Beaucoup de profs et personnels de l’Éducation Nationale sont en souffrance, en effet. C’est difficile d’oser dire qu’on ne se sent pas bien quand on a des conditions matérielles qui peuvent sembler idéales : sécurité de l’emploi, salaire fixe, protection sociale en cas d’arrêt de maladie, vacances… Cependant, comme tu le dis si bien, il manque l’essentiel : la reconnaissance et la liberté.
Je te confirme que partir est synonyme de libération !
Je ne sais pas ce que l’avenir me réserve, mais j’ai au moins une certitude : je suis seule aux commandes maintenant. Je peux faire mes propres choix, orienter ma vie comme je l’entends. Je ne dépends plus d’une entité supérieure. Et ça, ça fait un bien fou après avoir été enfermée pendant 20 ans dans une classe !
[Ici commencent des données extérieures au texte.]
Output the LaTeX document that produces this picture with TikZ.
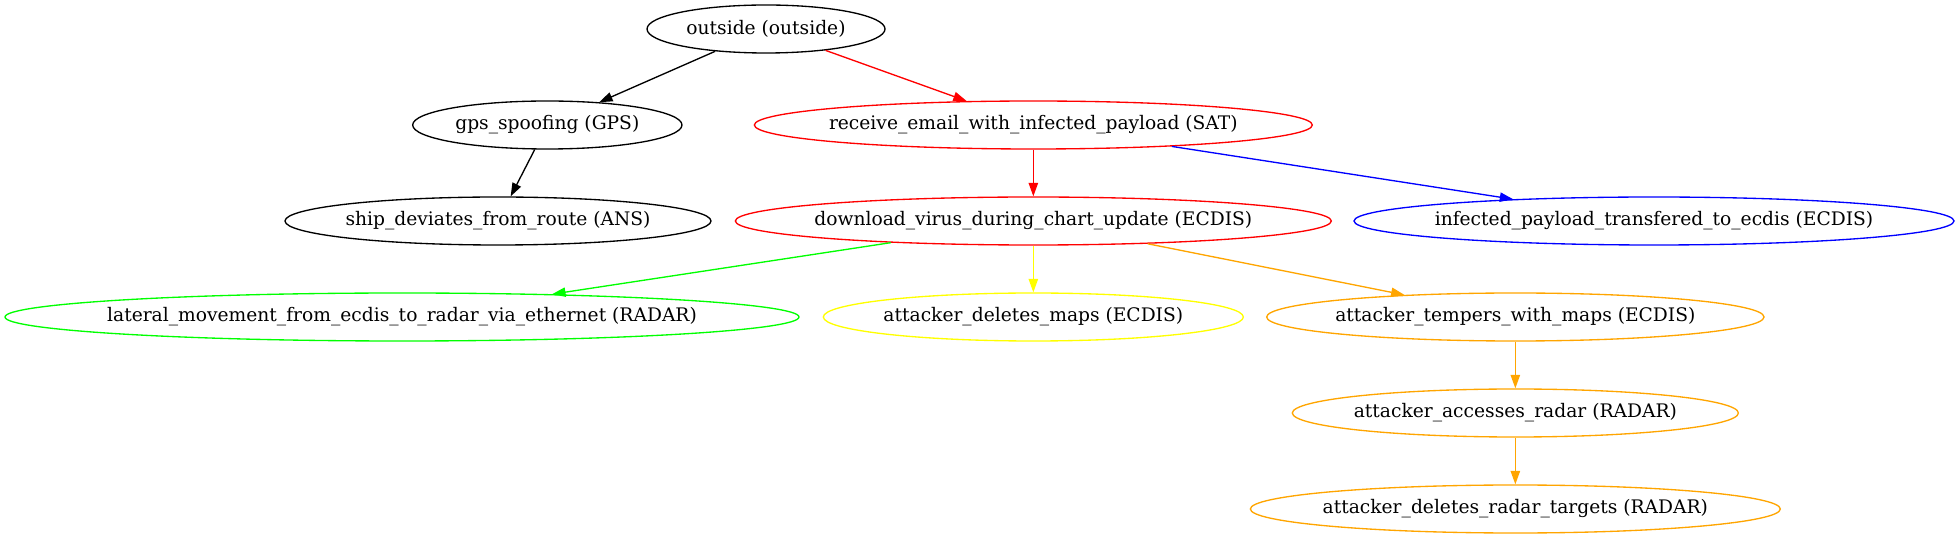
\documentclass[tikz,border=0pt]{standalone}
\usepackage{fontspec}
\setmainfont{DejaVu Serif}
\usetikzlibrary{shapes.geometric,arrows.meta}
\definecolor{gvgreen}{HTML}{00FF00}
\definecolor{gvyellow}{HTML}{FFFF00}
\definecolor{gvorange}{HTML}{FFA500}
\tikzset{
  stepE/.style ={ellipse, draw=#1, line width=1pt, inner xsep=-40pt, inner ysep=0pt,
                 minimum height=36pt, text=black, font=\fontsize{14}{16}\selectfont},
  flowS/.style ={#1, line width=1pt, -{Triangle[length=10pt,width=7pt]}},
}
\begin{document}
\begin{tikzpicture}[x=1pt,y=1pt]
  \useasboundingbox (0,0) rectangle (1469.25,404.25);
  % attack steps, one row per rank
  \node[stepE=black,    minimum width=178.5pt] (outside)    at (574.5,382.5)  {outside (outside)};
  \node[stepE=black,    minimum width=202pt]   (gps)        at (410.5,310.5)  {gps\_spoofing (GPS)};
  \node[stepE=red,      minimum width=418.5pt] (email)      at (775,310.5)    {receive\_email\_with\_infected\_payload (SAT)};
  \node[stepE=black,    minimum width=319.5pt] (ship)       at (373.5,238.5)  {ship\_deviates\_from\_route (ANS)};
  \node[stepE=red,      minimum width=447pt]   (virus)      at (775,238.5)    {download\_virus\_during\_chart\_update (ECDIS)};
  \node[stepE=blue,     minimum width=450pt]   (transfer)   at (1240.5,238.5) {infected\_payload\_transfered\_to\_ecdis (ECDIS)};
  \node[stepE=gvgreen,  minimum width=595.5pt] (lateral)    at (301.5,166.5)  {lateral\_movement\_from\_ecdis\_to\_radar\_via\_ethernet (RADAR)};
  \node[stepE=gvyellow, minimum width=315pt]   (delmaps)    at (775,166.5)    {attacker\_deletes\_maps (ECDIS)};
  \node[stepE=gvorange, minimum width=373pt]   (tempers)    at (1136.5,166.5) {attacker\_tempers\_with\_maps (ECDIS)};
  \node[stepE=gvorange, minimum width=334.5pt] (access)     at (1136.5,94.5)  {attacker\_accesses\_radar (RADAR)};
  \node[stepE=gvorange, minimum width=397.5pt] (deltargets) at (1136.5,22.5)  {attacker\_deletes\_radar\_targets (RADAR)};
  % transitions
  \draw[flowS=black]    (outside) -- (gps);
  \draw[flowS=red]      (outside) -- (email);
  \draw[flowS=black]    (gps) -- (ship);
  \draw[flowS=red]      (email) -- (virus);
  \draw[flowS=blue]     (email) -- (transfer);
  \draw[flowS=gvgreen]  (virus) -- (lateral);
  \draw[flowS=gvyellow] (virus) -- (delmaps);
  \draw[flowS=gvorange] (virus) -- (tempers);
  \draw[flowS=gvorange] (tempers) -- (access);
  \draw[flowS=gvorange] (access) -- (deltargets);
\end{tikzpicture}
\end{document}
Tu es au début du chemin. L’horizon est vaste et tu as de nombreux choix possibles. Bonne réflexion !
Bonsoir,
Je suis prof des écoles depuis 2011 et j’ai fait un burn-out début 2019. Depuis, je suis décharge de direction, je complète les directeurs d’école sur leur journée de décharge ou des collègues qui ont un temps partiel. C’est le début du mouvement départemental de cette année qui m’a fait reprendre les lectures sur le net liées au burn-out des enseignants. Chaque année, au moment du mouvement, je me dis que je ne suis pas encore prête à reprendre une classe, un blocage peut-être ou parce que je sais le niveau d’exigence de travail et de stress qui m’animent lorsque j’ai « ma » classe, « mes » élèves, ajouté au fait que je suis bien plus fragile et lucide que je ne pouvais l’être avant 2019.
Je sais d’où je viens, je ne sais pas où je vais mais je sais une chose, c’est que je dois continuer à m’écouter, suivre ce que mon mental et mes capacités me disent. Bon courage à tous ceux et toutes celles qui sont dans ce cheminement.
Merci pour ton témoignage. 🙂
La période du mouvement est toujours délicate. On fonde souvent beaucoup d’espoirs sur un changement d’école, de poste ou de missions.
Bon courage à tous ceux et celles qui se posent des questions sur leur avenir.
J’ai écrit « Le Guide de la Reconversion des Profs » et les articles de ce blog pour vous aider à avancer, malgré les doutes et les périodes de découragement. Il existe une solution adaptée pour vous : rester, changer, partir… Chacun trouvera ses propres réponses.